Lehre Nummer 3: Diversifikation wird durch Zins eine Spur einfacher
Was wir aus anderen Panels des FAROS & BZ live Investoren Summit 2023 noch an Anregungen für das Stiftungsvermögen mitnahmen, hatte im Kern viel mit der breiten Diversifikation von Vermögensstöcken zu tun. Die Assetklasse Anleihen hatte es vielen Vortragenden angetan, insbesondere vor dem Hintergrund eines Aspekts, der wieder auf die Agenda rücken könnte: das Senken des Zinses. Wir sind zwar noch nicht am Ende des aktuellen Zinszyklus, aber der eine oder andere Vermögensprofi war doch einigermaßen konstruktiv, dass der Zyklus das meiste des Weges hinter sich hat. Entsprechend könnten Zinssenkungsphantasien den Anleihemärkten wieder Kursphantasie einimpfen, für Stiftungen heißt das: Haben sie sich vorher den aktuell hohen Zurück-zu-Normal-Zins eingelockt, werden sie kursseitig profitieren können, so der Zins wieder in den Rückwärtsgang schaltet.

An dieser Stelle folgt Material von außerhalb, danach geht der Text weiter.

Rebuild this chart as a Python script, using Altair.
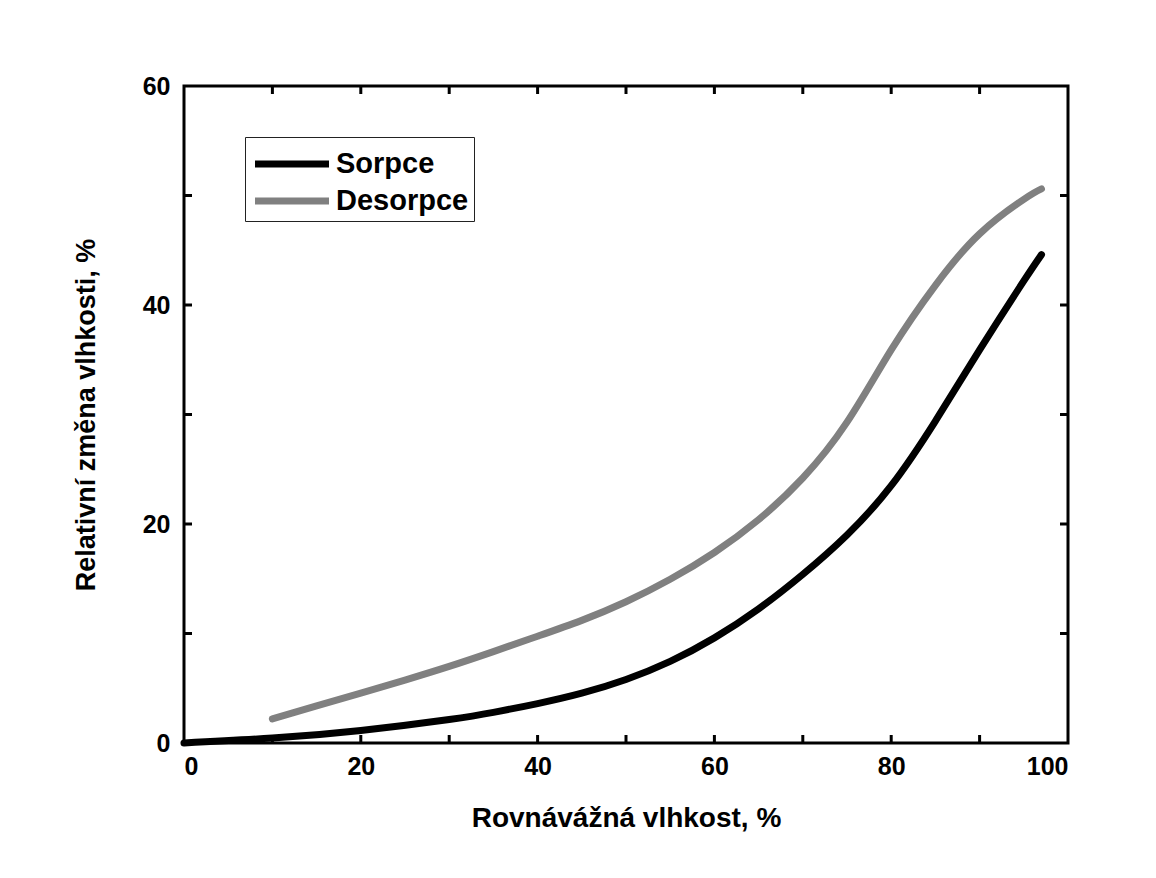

Breiter Diversifizieren ist praktisch alternativlos
Auf der anderen Seite bedeutet das aktuelle Zinsniveau für Stiftungen Planungssicherheit und reduziert den Druck, unbedingt etwa bei Private Markets Investments unbedingt jedwede Spielart mitzumachen. Dennoch nehmen wir die Erkenntnis mit, dass die großen Institutionellen Anleger Private Markets weiter akkumulieren werden. Sie möchten sich weniger anfällig für Zinswenden und -bewegungen machen, das Jahr 2022 hat hier Spuren hinterlassen und die Vermutung, dass derlei künftig etwas normaler werden könnte. Also führt der Weg an breiterer Diversifikation nicht vorbei. Vom Versorgungswerk der Zahnärztekammer Nordrhein notierten wir uns die Worte Infrastruktur und Sozialimmobilien, in einer weiteren Diskussion fielen die Begriffe Private Debt und Green Energy. Private Markets also sind und bleiben wichtig, um Rendite,- Diversifikations- und Risikoziele zu erreichen.
Zusammengefasst
Der FAROS & BZ live Investoren Summit 2023 versammelte am 12. September Institutionelle Investoren und Experten für institutionelle Kapitalanlagen – und stieß Diskussionen rund um das Veranlagen institutioneller Anlagegelder auf der Höhe der Zeit an.